3. An assembly according to claim 1, wherein said pair of plates comprises an inner plate sealingly mounted to the air inlet, and an outer plate peripherally welded to the inner plate.

4. An assembly according to claim 3, wherein the chamber of the air inlet shield fluidically communicates with the filter through at least one inner window formed through the inner plate.

5. An assembly according to claim 3, wherein the chamber of the air inlet shield fluidically communicates with the outside of the roof assembly through at least one outer window formed through the inner plate and/or the outer plate.

6. An assembly according to claim 1, wherein the chamber of the air inlet shield fluidically communicates with the outside of the roof assembly through at least one outer window formed on a downwardly facing lower part of the air inlet shield.

7. An assembly according to claim 6, wherein the air inlet shield forms a shield barrier downwardly extending past the outer window, said shield barrier being arranged at a more peripheral position than the outer window.

8. An assembly according to claim 5, wherein the outer window is formed on a downwardly facing lower part of the inner plate.

9. An assembly according to claim 8, wherein the air inlet shield forms a shield barrier downwardly extending past the outer window, said shield barrier being arranged at a more peripheral position than the outer window.

10. An assembly according to claim 9, wherein said shield barrier is formed by lower edges of the inner plate and outer plate welded to each other.

Description

BRIEF DESCRIPTION OF THE DRAWINGS

[0012] Further features and advantages of the roof assembly according to the invention will become apparent from the following detailed description of an embodiment of the invention, made with reference to the accompanying drawings, provided for illustrative and non-limiting purposes only, in which:

[0013] FIG. 1 schematically shows a roof assembly according to the invention,

[0014] FIG. 2 is a schematic cross-sectional view of the roof assembly, and

[0015] FIG. 3 is an enlarged-scale view taken at an air inlet.

DETAILED DESCRIPTION

[0016] FIGS. 1 and 2 schematically represent a roof assembly for an agricultural machine cabin, conventionally comprising a plastic housing 10 and an air conditioning unit 20 housed inside the casing 10, as well as at least one air inlet 30 fluidically connected with the air conditioning unit 20 and located at the periphery of the casing 10. Through the air inlet 30, the air conditioning unit 20 conventionally draws air from outside and feeds it into the vehicle cabin, in a manner known per se, after having treated it.

[0017] Downstream of the air inlet 30 and upstream of the air conditioning unit 20, at least one filter 31 is arranged, conventionally provided for the removal of the contaminants from the air intended to be introduced into the cabin.

[0018] With reference to FIG. 3, at the air inlet 30 there is arranged an air inlet shield 40 mounted on the periphery of the casing 10, so as to be positioned tightly on the air inlet 30. In the illustrated example, the seal is obtained by a gasket 41, interposed between an edge of the air inlet 40 and the air inlet shield 40.

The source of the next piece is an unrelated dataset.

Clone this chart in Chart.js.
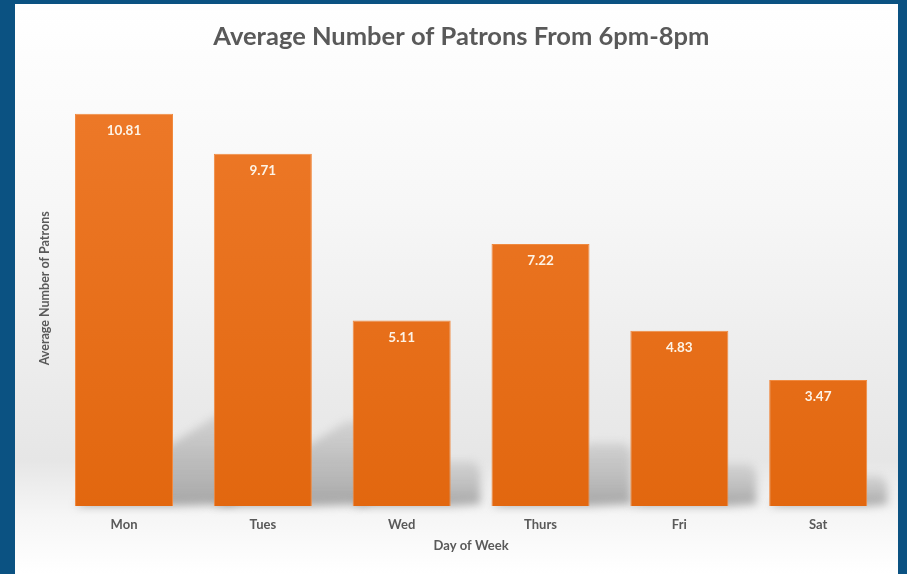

[0019] The air inlet shield 40 comprises a pair of shaped plates 42, 43 of plastic material, peripherally welded to each other, between which a chamber 44 fluidically communicating with the air inlet and with the outside of the roof assembly is defined. The shaped plates 42, 43 therefore form an inner wall and an outer wall, respectively, which enclose the chamber 44. The inner wall or plate 42 is sealably mounted on the edge of the air inlet 30, while the outer sheet or wall 43 is peripherally welded to the inner sheet or wall 42.

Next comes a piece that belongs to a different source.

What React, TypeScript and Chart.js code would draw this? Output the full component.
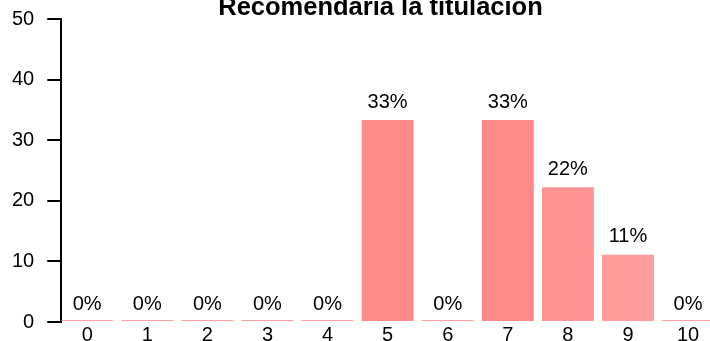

[0020] The air inlet shield 40 may be made by twin-sheet thermoforming. This technique conventionally provides that two separate sheets of plastic material are heated simultaneously. A sheet is pulled against a respective first die part and the other plate is pulled against a respective second die part by vacuum application. The two die parts are closed by pressing the two sheets against each other at their perimeter. Air (or other gaseous fluid) is then blown between the sheets, the pressure of which causes each of the sheets to conform to the shape of the respective die part. Finally, the result of the process is a structurally rigid hollow piece. Further processing is possible to obtain the final shape of the air inlet shield 40.

[0021] The air inlet shield 40 has at least one internal window 45, obtained in the inner sheet or wall 42, through which the chamber 44 is fluidically communicating with the filter 31. The air inlet shield 40 further comprises at least one external window 46, obtained in the inner sheet or wall 42 and/or in the outer sheet or wall 43, through which the chamber 44 is fluidly communicating with the exterior of the roof assembly. The air inlet shield 40 defines an air inlet path (represented by the arrows F in FIG. 3) from the external window 46 to the filter 31 which has a non-rectilinear course.

[0022] In the example shown, the chamber 44 of the air inlet shield 40 fluidically communicates with the outside of the roof assembly through at least one outer window 46 formed on a downwardly facing lower part of the air inlet shield 40, in particular on a lower part of the inner wall 42 facing downwards.

[0023] Furthermore, the air inlet shield 40 preferably forms a protective barrier 47 extending downwardly beyond the outer window 46. This barrier 47 provides a further obstacle to the penetration of water, particularly in the case of rain. The shield barrier 47 is arranged in a more peripheral position, i.e. more external than the outer window 46. Advantageously, the shield barrier 47 is formed by lower edges of the inner plate 42 and outer plate 43 welded to each other.